Well, the simple reality is that it can’t. Love is the loveliness of God’s creation, reflecting only good. This good is manifested in joy, unity, abundance, courage, and spiritual strength—qualities that are present at every moment. Love could not also produce discord, separation, or lack. Mary Baker Eddy wrote in Science and Health with Key to the Scriptures, “The depth, breadth, height, might, majesty, and glory of infinite Love fill all space” (p. 520). With all space filled with Love, there simply isn’t room for anything else.
So what about the claim that when we enter a relationship with another person (whether it’s familial, platonic, or romantic), our supply of love is increased, and then decreased when we part ways?
This limited sense of love starts from the premise of individual human egos, personalities, opinions, and compatibilities. However, true spiritual love comes from the foundation that God is the only cause and creator. As God’s children, we’re already complete spiritual ideas, and always will be. It can be so easy to believe that our lives are less complete or purposeful without a certain person—but that mind-set misses the most beautiful of all blessings God bestows on us: an infinite, spiritual love. Love is never increased and then decreased, obvious and then hidden, tangible and then illusive. Love is filling every heart and every room in God’s kingdom each and every moment.
I often think back to the cherished relationship I had with my grandmother. My gramma loved Christian Science, family, and cooking. When I was in high school, I would drive her to church on Sunday mornings after we had breakfast together at her home. I cherished the conversations we had while I indulged in chocolate-chip waffles and while I drove her to and from church. The conversations usually consisted of her telling me stories about her and my grandfather raising five kids, and about how turning to God for direction in times of need yielded many memorable healings. Our relationship was an exchange of a spiritual love that glorified God above all else. She was always nurturing me—not just with a delicious breakfast, but with a love for God that would bless my life continuously. She loved me so much that she wanted me to love God just as much as He loves me. This was the best gift she could have ever given me.

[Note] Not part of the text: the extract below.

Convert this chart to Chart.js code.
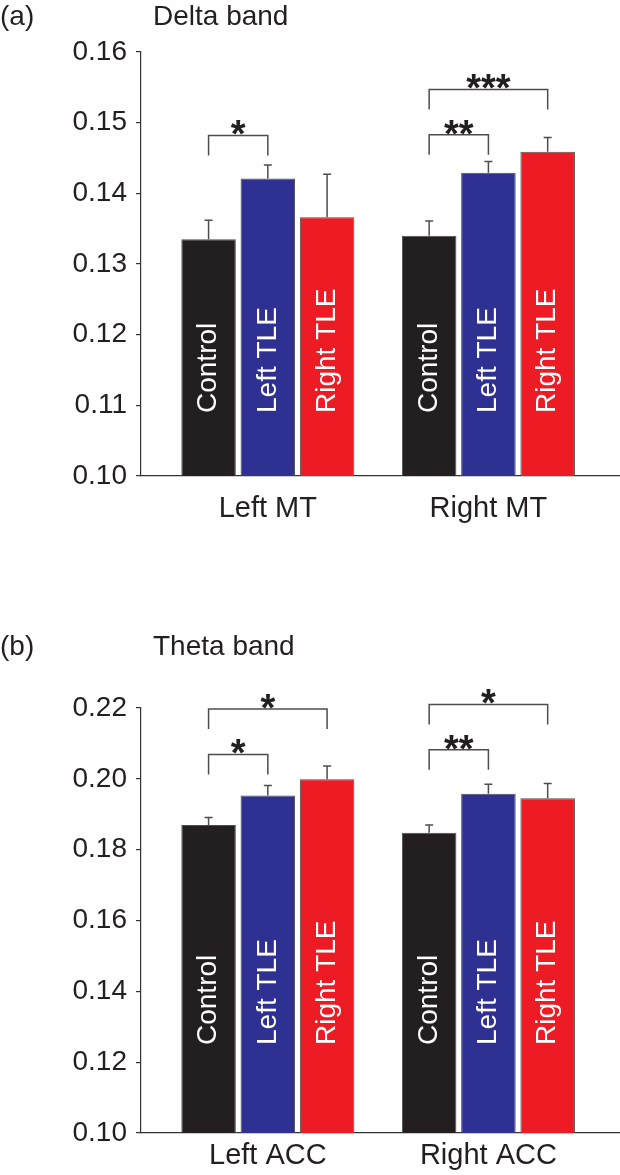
<!DOCTYPE html>
<html>
<head>
<meta charset="utf-8">
<script src="https://cdn.jsdelivr.net/npm/chart.js@4.4.1/dist/chart.umd.min.js"></script>
<style>
    html, body { margin: 0; padding: 0; background: #fff; }
    #wrap { position: relative; width: 620px; height: 1175px; }
    canvas { position: absolute; left: 0; }
</style>
</head>
<body>
<div id="wrap">
    <canvas id="deltaChart" width="620" height="590" style="top:0"></canvas>
    <canvas id="thetaChart" width="620" height="585" style="top:590px"></canvas>
</div>
<script>
// Groups shown in every region
const groups = ['Control', 'Left TLE', 'Right TLE'];
const groupColors = ['#231f20', '#2e3192', '#ed1c24'];

// (a) Delta band
const deltaRegions = ['Left MT', 'Right MT'];
const deltaControl = [0.1335, 0.1340];
const deltaLeftTLE = [0.1421, 0.1429];
const deltaRightTLE = [0.1366, 0.1459];
const deltaControlErr = [0.0027, 0.0021];
const deltaLeftTLEErr = [0.0019, 0.0016];
const deltaRightTLEErr = [0.0061, 0.0020];
const deltaTicks = [0.10, 0.11, 0.12, 0.13, 0.14, 0.15, 0.16];
// significance brackets: region, from group, to group, bracket height, stars
const deltaSig = [
    { region: 0, from: 0, to: 1, y: 0.1482, text: '*' },
    { region: 1, from: 0, to: 1, y: 0.1483, text: '**' },
    { region: 1, from: 0, to: 2, y: 0.1547, text: '***' }
];

// (b) Theta band
const thetaRegions = ['Left ACC', 'Right ACC'];
const thetaControl = [0.1870, 0.1848];
const thetaLeftTLE = [0.1953, 0.1958];
const thetaRightTLE = [0.1999, 0.1945];
const thetaControlErr = [0.0021, 0.0022];
const thetaLeftTLEErr = [0.0028, 0.0027];
const thetaRightTLEErr = [0.0037, 0.0042];
const thetaTicks = [0.10, 0.12, 0.14, 0.16, 0.18, 0.20, 0.22];
const thetaSig = [
    { region: 0, from: 0, to: 1, y: 0.2069, text: '*' },
    { region: 0, from: 0, to: 2, y: 0.2197, text: '*' },
    { region: 1, from: 0, to: 1, y: 0.2082, text: '**' },
    { region: 1, from: 0, to: 2, y: 0.2210, text: '*' }
];

const FONT = "'Liberation Sans', Arial, sans-serif";
const INK = '#231f20';
const LINE = '#4d4d4d';

// Error bars, labels inside bars, brackets and panel titles
const panelDecor = {
    id: 'panelDecor',
    afterDatasetsDraw(chart, args, opts) {
        const ctx = chart.ctx;
        const yScale = chart.scales.y;
        const area = chart.chartArea;
        ctx.save();

        chart.data.datasets.forEach((ds, di) => {
            const meta = chart.getDatasetMeta(di);
            meta.data.forEach((bar, i) => {
                // error bar (upper half only)
                const top = yScale.getPixelForValue(ds.data[i].y + ds.errors[i]);
                ctx.strokeStyle = LINE;
                ctx.lineWidth = 1.5;
                ctx.beginPath();
                ctx.moveTo(bar.x, bar.y);
                ctx.lineTo(bar.x, top);
                ctx.moveTo(bar.x - 4, top);
                ctx.lineTo(bar.x + 4, top);
                ctx.stroke();

                // rotated group name inside the bar
                ctx.save();
                ctx.translate(bar.x, area.bottom - opts.labelOffset);
                ctx.rotate(-Math.PI / 2);
                ctx.fillStyle = '#ffffff';
                ctx.font = '28px ' + FONT;
                ctx.textAlign = 'left';
                ctx.textBaseline = 'middle';
                ctx.fillText(ds.label, 0, 0);
                ctx.restore();
            });
        });

        // significance brackets
        opts.brackets.forEach(b => {
            const x1 = chart.getDatasetMeta(b.from).data[b.region].x;
            const x2 = chart.getDatasetMeta(b.to).data[b.region].x;
            const y = yScale.getPixelForValue(b.y);
            ctx.strokeStyle = LINE;
            ctx.lineWidth = 1.5;
            ctx.beginPath();
            ctx.moveTo(x1, y + 20);
            ctx.lineTo(x1, y);
            ctx.lineTo(x2, y);
            ctx.lineTo(x2, y + 20);
            ctx.stroke();

            ctx.fillStyle = INK;
            ctx.font = 'bold 38px ' + FONT;
            ctx.textAlign = 'center';
            ctx.textBaseline = 'alphabetic';
            ctx.fillText(b.text, (x1 + x2) / 2, y + 12);
        });

        // panel letter and title
        ctx.fillStyle = INK;
        ctx.font = '28px ' + FONT;
        ctx.textAlign = 'left';
        ctx.textBaseline = 'alphabetic';
        opts.titles.forEach(t => ctx.fillText(t.text, t.x, t.y));

        ctx.restore();
    }
};

function makeDatasets(values, errors) {
    return groups.map((g, gi) => ({
        label: g,
        data: values[gi].map((v, i) => ({ x: i + 1, y: v })),
        errors: errors[gi],
        backgroundColor: groupColors[gi],
        borderColor: LINE,
        borderWidth: 1,
        categoryPercentage: 0.806,
        barPercentage: 0.92
    }));
}

function makeChart(canvasId, cfg) {
    return new Chart(document.getElementById(canvasId), {
        type: 'bar',
        data: { datasets: makeDatasets(cfg.values, cfg.errors) },
        plugins: [panelDecor],
        options: {
            responsive: false,
            animation: false,
            layout: { padding: { top: cfg.padTop, right: 1, left: 0, bottom: 0 } },
            plugins: {
                legend: { display: false },
                tooltip: { enabled: false },
                panelDecor: {
                    brackets: cfg.brackets,
                    titles: cfg.titles,
                    labelOffset: cfg.labelOffset
                }
            },
            scales: {
                x: {
                    type: 'linear',
                    offset: false,
                    min: 0.425,
                    max: 2.592,
                    afterBuildTicks: s => { s.ticks = cfg.regions.map((r, i) => ({ value: i + 1 })); },
                    afterFit: s => { s.height = cfg.xHeight; },
                    ticks: {
                        callback: v => cfg.regions[v - 1],
                        font: { family: FONT, size: 29 },
                        color: INK,
                        padding: cfg.xPad,
                        autoSkip: false,
                        maxRotation: 0
                    },
                    grid: { display: false, drawTicks: false, offset: false },
                    border: { display: true, color: '#333', width: 1.2 }
                },
                y: {
                    min: cfg.ticks[0],
                    max: cfg.ticks[cfg.ticks.length - 1],
                    afterBuildTicks: s => { s.ticks = cfg.ticks.map(v => ({ value: v })); },
                    afterFit: s => { s.width = 141; },
                    ticks: {
                        callback: v => v.toFixed(2),
                        font: { family: FONT, size: 28 },
                        color: INK,
                        padding: 9
                    },
                    grid: { drawOnChartArea: false, tickLength: 5, color: '#333', lineWidth: 1.2 },
                    border: { color: '#333', width: 1.2 }
                }
            }
        }
    });
}

makeChart('deltaChart', {
    regions: deltaRegions,
    values: [deltaControl, deltaLeftTLE, deltaRightTLE],
    errors: [deltaControlErr, deltaLeftTLEErr, deltaRightTLEErr],
    ticks: deltaTicks,
    brackets: deltaSig,
    titles: [{ text: '(a)', x: 0, y: 25 }, { text: 'Delta band', x: 153, y: 25 }],
    padTop: 52,
    xHeight: 114,
    xPad: 16,
    labelOffset: 63
});

makeChart('thetaChart', {
    regions: thetaRegions,
    values: [thetaControl, thetaLeftTLE, thetaRightTLE],
    errors: [thetaControlErr, thetaLeftTLEErr, thetaRightTLEErr],
    ticks: thetaTicks,
    brackets: thetaSig,
    titles: [{ text: '(b)', x: 0, y: 65 }, { text: 'Theta band', x: 153, y: 65 }],
    padTop: 118,
    xHeight: 42,
    xPad: 6,
    labelOffset: 88
});
</script>
</body>
</html>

When I was a junior in college, I visited my gramma in a Christian Science nursing facility when I was on break from school. This time, the roles were the reverse of what they had been four years earlier. She was eating lunch, and I was sharing with her the abundance of God’s love that was continuously enriching her as a spiritual idea. In my eyes, our relationship had come full circle, as we both cared primarily for the other’s spiritual growth and reflection of God’s true nature. There was no sense of brokenness when she passed away a couple of days later, because I knew the substance of our relationship was grounded in God and could never pass away.
Mrs. Eddy wrote these comforting words in her poem titled “Love,” which is set to music as a hymn:
Fed by Thy love divine we live,
For Love alone is Life;
And life most sweet, as heart to heart
Speaks kindly when we meet and part.
(Christian Science Hymnal, No. 30)
I’ve learned a lot about God’s love from my relationship with my gramma. That relationship has shown me that God’s love cannot possibly be the cause of anything but goodness, completeness, and happiness. As we meet new people, we can cherish each individual for the full expression of God that they truly are. And as we let divine inspiration guide our course, we can always love everyone as they really are, because we love God as He is.